Para a Álvaro Furtado, presidente do Sincovaga-SP (Sindicato do Comércio Varejista de Gêneros Alimentícios do Estado de São Paulo), o modelo de “Food Coop” é reconhecido e encontra paralelo em iniciativas internacionais clássicas.

Porém, ele aponta alguns pontos de cautela para adequação ao mercado varejista brasileiro. O preço mais alto para não cooperantes, segundo Furtado, “pode ameaçar os princípios da isonomia comercial e da transparência de formação de preço.
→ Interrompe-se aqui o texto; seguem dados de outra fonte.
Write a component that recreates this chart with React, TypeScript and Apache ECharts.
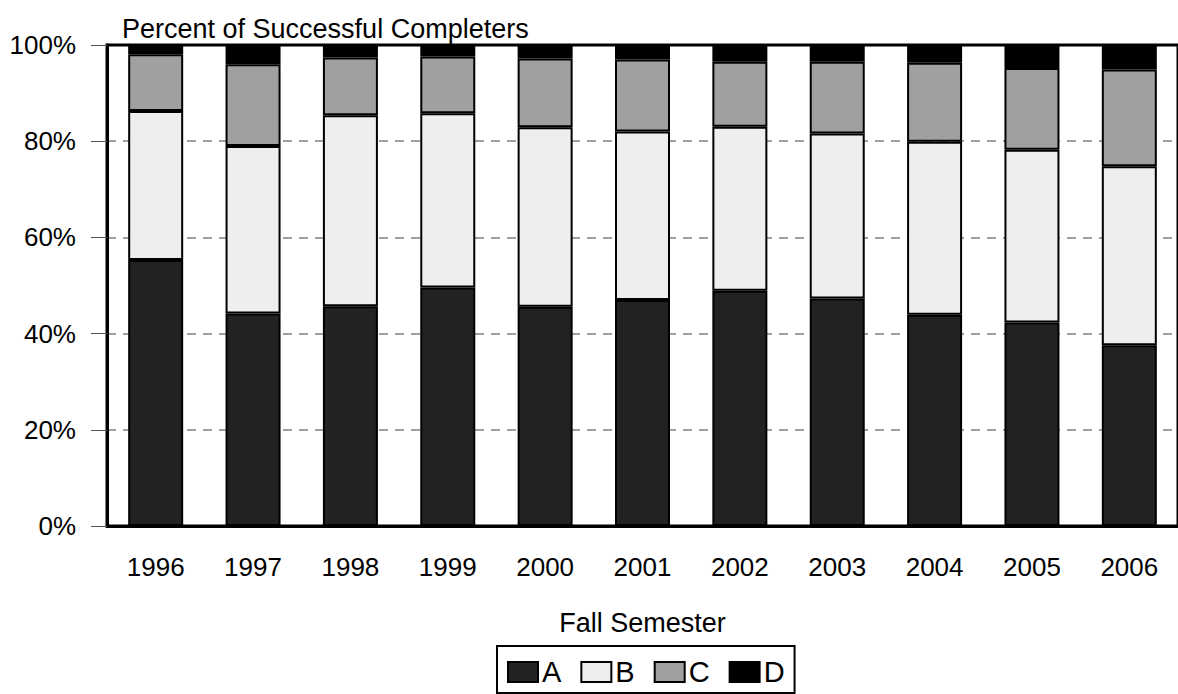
import React, { useEffect, useRef } from "react";
import * as echarts from "echarts";

const years = ["1996", "1997", "1998", "1999", "2000", "2001", "2002", "2003", "2004", "2005", "2006"];
const gradeA = [55.3, 44.2, 45.7, 49.6, 45.6, 47.0, 48.9, 47.3, 43.9, 42.3, 37.6];
const gradeB = [31.0, 34.8, 39.7, 36.2, 37.3, 35.0, 34.1, 34.3, 36.0, 35.9, 37.2];
const gradeC = [11.8, 17.0, 12.0, 11.8, 14.3, 15.0, 13.5, 14.9, 16.4, 17.0, 20.1];
const gradeD = [1.9, 4.0, 2.6, 2.4, 2.8, 3.0, 3.5, 3.5, 3.7, 4.8, 5.1];

const FONT = "'Liberation Sans', Arial, sans-serif";

export default function App() {
  const ref = useRef<HTMLDivElement>(null);
  useEffect(() => {
    document.body.style.margin = "0";
    document.body.style.overflow = "hidden";
    const chart = echarts.init(ref.current!, null, { renderer: "svg" });
    const mk = (name: string, data: number[], color: string) => ({
      name,
      type: "bar",
      stack: "total",
      data,
      barWidth: 55,
      itemStyle: { color, borderColor: "#000", borderWidth: 2 },
    });
    chart.setOption({
      animation: false,
      backgroundColor: "#fff",
      textStyle: { fontFamily: FONT },
      title: {
        text: "Percent of Successful Completers",
        left: 117,
        top: 10,
        textStyle: { fontFamily: FONT, fontSize: 27, fontWeight: "normal", color: "#000" },
      },
      grid: {
        left: 107,
        top: 45,
        right: -7,
        bottom: 168,
        show: true,
        borderColor: "#000",
        borderWidth: 3,
        backgroundColor: "transparent",
      },
      legend: {
        left: 497,
        top: 646,
        orient: "horizontal",
        itemWidth: 30,
        itemHeight: 20,
        itemGap: 19,
        icon: "rect",
        padding: [11, 10, 6, 10],
        borderColor: "#000",
        borderWidth: 2,
        backgroundColor: "#fff",
        textStyle: { fontFamily: FONT, fontSize: 29, lineHeight: 30, color: "#000", padding: [0, 0, 0, -1] },
        data: ["A", "B", "C", "D"],
      },
      xAxis: {
        type: "category",
        data: years,
        name: "Fall Semester",
        nameLocation: "middle",
        nameGap: 83,
        nameTextStyle: { fontFamily: FONT, fontSize: 27, color: "#000" },
        axisLine: { lineStyle: { color: "#000", width: 3 } },
        axisTick: { alignWithLabel: true, length: 16, lineStyle: { color: "#000", width: 1 } },
        axisLabel: { fontFamily: FONT, fontSize: 26, color: "#000", margin: 28 },
      },
      yAxis: {
        type: "value",
        min: 0,
        max: 100,
        interval: 20,
        axisLine: { show: true, lineStyle: { color: "#000", width: 3 } },
        axisTick: { show: true, length: 16, lineStyle: { color: "#555", width: 1 } },
        axisLabel: { fontFamily: FONT, fontSize: 26, color: "#000", margin: 31, formatter: "{value}%" },
        splitLine: {
          show: true,
          showMinLine: false,
          showMaxLine: false,
          lineStyle: { color: "#808080", width: 1.5, type: [9, 7] },
        },
      },
      series: [
        mk("A", gradeA, "#222222"),
        mk("B", gradeB, "#eeeeee"),
        mk("C", gradeC, "#a0a0a0"),
        mk("D", gradeD, "#000000"),
      ],
    });
    return () => chart.dispose();
  }, []);
  return <div ref={ref} style={{ width: 1178, height: 694 }} />;
}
Para o segmento supermercadista, há normas referentes a concorrência, formação de preços e proteção ao consumidor que devem ser observadas”, diz.

Furtado considera fundamental que a empresa mantenha o diálogo com o setor tradicional de varejo de alimentos e com as entidades representativas, como a FecomercioSP (Federação do Comércio de Bens, Serviços e Turismo de São Paulo) e a Abras (Associação Brasileira de Supermercados), de forma a evitar “eventuais distorções competitivas ou regulatórias”.